**Goal:** Omit pictures and quote the listing below line by line, from its start through the line that holds "const yTicks = [0,10,20,30,40,50,60,70,80,90,100];".
-------- Recorded data
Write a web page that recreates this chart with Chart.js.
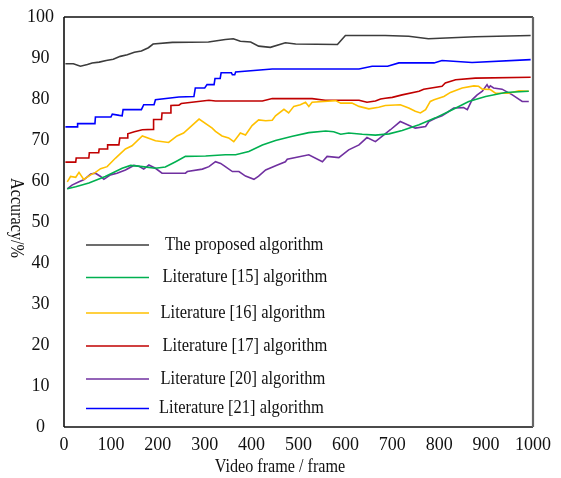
<!DOCTYPE html>
<html>
<head>
<meta charset="utf-8">
<script src="https://cdn.jsdelivr.net/npm/chart.js@4/dist/chart.umd.min.js"></script>
<style>
html,body{margin:0;padding:0;background:#fff;}
#wrap{width:561px;height:478px;}
</style>
</head>
<body>
<div id="wrap"><canvas id="c" width="561" height="478"></canvas></div>
<script>
// ---- data ----
const seriesLabels = ["The proposed algorithm","Literature [15] algorithm","Literature [16] algorithm","Literature [17] algorithm","Literature [20] algorithm","Literature [21] algorithm"];
const seriesColors = ["#3c3c3c","#00b050","#ffc000","#c00000","#7030a0","#0000ff"];

const xTicks = [0,100,200,300,400,500,600,700,800,900,1000];
const yTicks = [0,10,20,30,40,50,60,70,80,90,100];

const proposedFrames = [3,20,35,50,60,75,90,105,120,135,150,165,180,190,231,308,344,361,376,398,415,440,472,494,583,600,685,735,777,877,995];
const proposedAcc    = [88.6,88.6,88.0,88.4,88.8,89.0,89.4,89.7,90.4,90.8,91.4,91.7,92.5,93.4,93.8,93.9,94.5,94.7,94.1,93.9,92.9,92.6,93.7,93.4,93.3,95.5,95.5,95.3,94.7,95.2,95.5];

const lit15Frames = [7,25,53,88,124,142,167,195,216,238,259,302,344,366,394,423,451,487,522,558,575,590,607,636,664,693,721,757,792,828,863,899,941,991];
const lit15Acc    = [58.1,58.6,59.5,61.1,63.1,63.8,63.5,63.1,63.4,64.7,66.0,66.1,66.4,66.4,67.2,68.8,69.9,70.9,71.8,72.2,72.0,71.4,71.7,71.4,71.2,71.5,72.3,73.7,75.4,77.4,79.4,80.6,81.6,81.9];

const lit16Frames = [7,14,25,32,42,57,67,78,92,110,131,145,167,195,223,241,255,288,316,323,337,351,362,376,387,401,415,430,444,451,469,479,490,504,515,522,529,579,590,614,629,650,671,685,717,735,749,760,771,781,789,810,824,835,849,874,884,892,909,920,948,970,991];
const lit16Acc    = [59.8,61.1,60.9,62.1,60.4,61.5,62.1,63.0,63.5,65.6,67.8,68.6,71.0,69.8,69.4,71.0,71.7,75.1,72.9,72.1,71.0,70.5,69.6,71.7,71.2,73.5,74.9,74.7,74.8,75.9,77.5,76.6,78.2,78.6,79.2,78.2,79.2,79.6,79.0,79.0,78.2,77.6,78.0,78.4,78.6,77.8,77.0,76.6,77.4,79.4,79.8,80.6,81.6,82.1,82.7,83.2,83.1,82.4,82.3,81.4,81.4,82.0,81.9];

const lit17Frames = [3,25,26,53,54,74,75,92,93,117,119,135,136,150,167,190,191,208,209,227,228,245,250,309,323,423,444,529,557,629,646,664,675,685,700,721,757,767,806,813,835,877,995];
const lit17Acc    = [64.6,64.6,65.6,65.6,66.9,66.9,67.8,67.8,68.8,68.8,70.5,70.5,71.5,72.0,72.5,72.6,75.0,75.0,76.6,76.6,78.4,78.5,78.9,79.7,79.5,79.5,80.1,80.1,79.7,79.7,79.2,79.5,80.0,80.2,80.4,81.0,81.9,82.4,83.1,83.9,84.7,85.1,85.3];

const lit20Frames = [7,17,32,42,57,67,78,85,99,113,131,149,160,170,181,195,209,259,263,295,309,323,334,344,359,373,387,405,415,430,455,472,476,522,551,561,586,607,629,646,664,678,696,717,749,771,778,792,806,817,831,852,860,870,881,892,902,906,909,916,934,956,977,991];
const lit20Acc    = [58.1,59.0,59.8,60.3,61.7,61.9,61.1,60.4,61.5,61.9,62.7,63.8,63.6,62.9,63.9,63.1,61.9,61.9,62.3,62.9,63.5,64.7,64.3,63.5,62.3,62.3,61.2,60.4,61.2,62.7,63.9,64.7,65.3,66.4,64.7,66.0,65.7,67.6,68.8,70.6,69.6,70.9,72.5,74.5,72.9,73.3,74.5,75.3,75.9,76.7,77.8,77.9,77.4,79.8,81.0,81.9,83.5,82.7,83.2,82.7,82.4,81.0,79.4,79.4];

const lit21Frames = [3,28,29,66,67,100,103,118,124,126,165,170,192,195,245,277,280,300,305,320,322,333,335,357,359,364,366,444,629,657,690,714,789,806,870,995];
const lit21Acc    = [73.2,73.2,74.0,74.0,75.6,75.6,76.3,76.0,75.9,77.4,77.4,78.6,78.6,79.8,80.5,80.6,82.7,82.7,83.5,83.5,85.0,85.0,86.4,86.4,85.9,85.9,86.6,87.3,87.3,88.0,88.0,88.8,88.8,89.4,88.9,89.6];

const xTitle = "Video frame / frame";
const yTitle = "Accuracy/%";

// ---- build ----
const allFrames = [proposedFrames, lit15Frames, lit16Frames, lit17Frames, lit20Frames, lit21Frames];
const allAcc = [proposedAcc, lit15Acc, lit16Acc, lit17Acc, lit20Acc, lit21Acc];
const datasets = seriesLabels.map((lab, k) => ({
  label: lab,
  data: allFrames[k].map((f, i) => ({x: f, y: allAcc[k][i]})),
  borderColor: seriesColors[k],
  backgroundColor: seriesColors[k],
  borderWidth: 1.6,
  pointRadius: 0,
  tension: 0,
  fill: false
}));
const FONT = "'Liberation Serif','Times New Roman',serif";

const decor = {
  id: 'decor',
  afterDatasetsDraw(chart) {
    const ctx = chart.ctx, a = chart.chartArea;
    ctx.save();
    // frame
    ctx.lineWidth = 1.6;
    ctx.strokeStyle = '#111';
    ctx.beginPath();
    ctx.moveTo(a.left, a.top); ctx.lineTo(a.right, a.top);
    ctx.moveTo(a.left, a.bottom); ctx.lineTo(a.right, a.bottom);
    ctx.moveTo(a.left, a.top); ctx.lineTo(a.left, a.bottom);
    ctx.stroke();
    ctx.strokeStyle = '#666';
    ctx.lineWidth = 2.2;
    ctx.beginPath();
    ctx.moveTo(a.right, a.top); ctx.lineTo(a.right, a.bottom);
    ctx.stroke();
    // legend
    const ys = [245, 277.5, 313, 346, 379, 408.5];
    const tx = [165, 162.5, 160.5, 162.5, 160.5, 159];
    ctx.font = "17px " + FONT;
    ctx.textBaseline = 'middle';
    ctx.textAlign = 'left';
    chart.data.datasets.forEach((ds, i) => {
      ctx.strokeStyle = ds.borderColor;
      ctx.lineWidth = 1.6;
      ctx.beginPath();
      ctx.moveTo(86, ys[i]); ctx.lineTo(149, ys[i]);
      ctx.stroke();
      ctx.fillStyle = '#111';
      ctx.save();
      ctx.translate(tx[i], ys[i]);
      ctx.scale(0.97, 1.1);
      ctx.fillText(ds.label, 0, 0);
      ctx.restore();
    });
    // axis titles
    ctx.fillStyle = '#111';
    ctx.font = "17px " + FONT;
    ctx.textAlign = 'center';
    ctx.save();
    ctx.translate(280, 467);
    ctx.scale(0.95, 1.08);
    ctx.fillText(xTitle, 0, 0);
    ctx.restore();
    ctx.save();
    ctx.translate(16, 218);
    ctx.rotate(Math.PI / 2);
    ctx.scale(0.95, 1.08);
    ctx.fillText(yTitle, 0, 0);
    ctx.restore();
    ctx.restore();
  }
};

new Chart(document.getElementById('c'), {
  type: 'line',
  data: { datasets },
  options: {
    responsive: false,
    animation: false,
    layout: { padding: { left: 0, top: 17, right: 28, bottom: 0 } },
    plugins: { legend: { display: false }, tooltip: { enabled: false } },
    scales: {
      x: {
        type: 'linear', min: 0, max: 1000,
        afterBuildTicks: s => { s.ticks = xTicks.map(v => ({value: v})); },
        afterFit: s => { s.height = 51; s.paddingLeft = 0; s.paddingRight = 0; },
        grid: { display: false, drawTicks: false },
        border: { display: false },
        ticks: { color: '#111', font: { family: FONT, size: 18 }, padding: 7, maxRotation: 0, autoSkip: false,
                 callback: v => String(v) }
      },
      y: {
        type: 'linear', min: 0, max: 100,
        afterBuildTicks: s => { s.ticks = yTicks.map(v => ({value: v})); },
        afterFit: s => { s.width = 64; s.paddingTop = 0; s.paddingBottom = 0; },
        grid: { display: false, drawTicks: false },
        border: { display: false },
        ticks: { color: '#111', font: { family: FONT, size: 18 }, padding: 10, crossAlign: 'center', autoSkip: false,
                 callback: v => String(v) }
      }
    }
  },
  plugins: [decor]
});
</script>
</body>
</html>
----------------
**The output:**
Write a web page that recreates this chart with Chart.js.
<!DOCTYPE html>
<html>
<head>
<meta charset="utf-8">
<script src="https://cdn.jsdelivr.net/npm/chart.js@4/dist/chart.umd.min.js"></script>
<style>
html,body{margin:0;padding:0;background:#fff;}
#wrap{width:561px;height:478px;}
</style>
</head>
<body>
<div id="wrap"><canvas id="c" width="561" height="478"></canvas></div>
<script>
// ---- data ----
const seriesLabels = ["The proposed algorithm","Literature [15] algorithm","Literature [16] algorithm","Literature [17] algorithm","Literature [20] algorithm","Literature [21] algorithm"];
const seriesColors = ["#3c3c3c","#00b050","#ffc000","#c00000","#7030a0","#0000ff"];

const xTicks = [0,100,200,300,400,500,600,700,800,900,1000];
const yTicks = [0,10,20,30,40,50,60,70,80,90,100];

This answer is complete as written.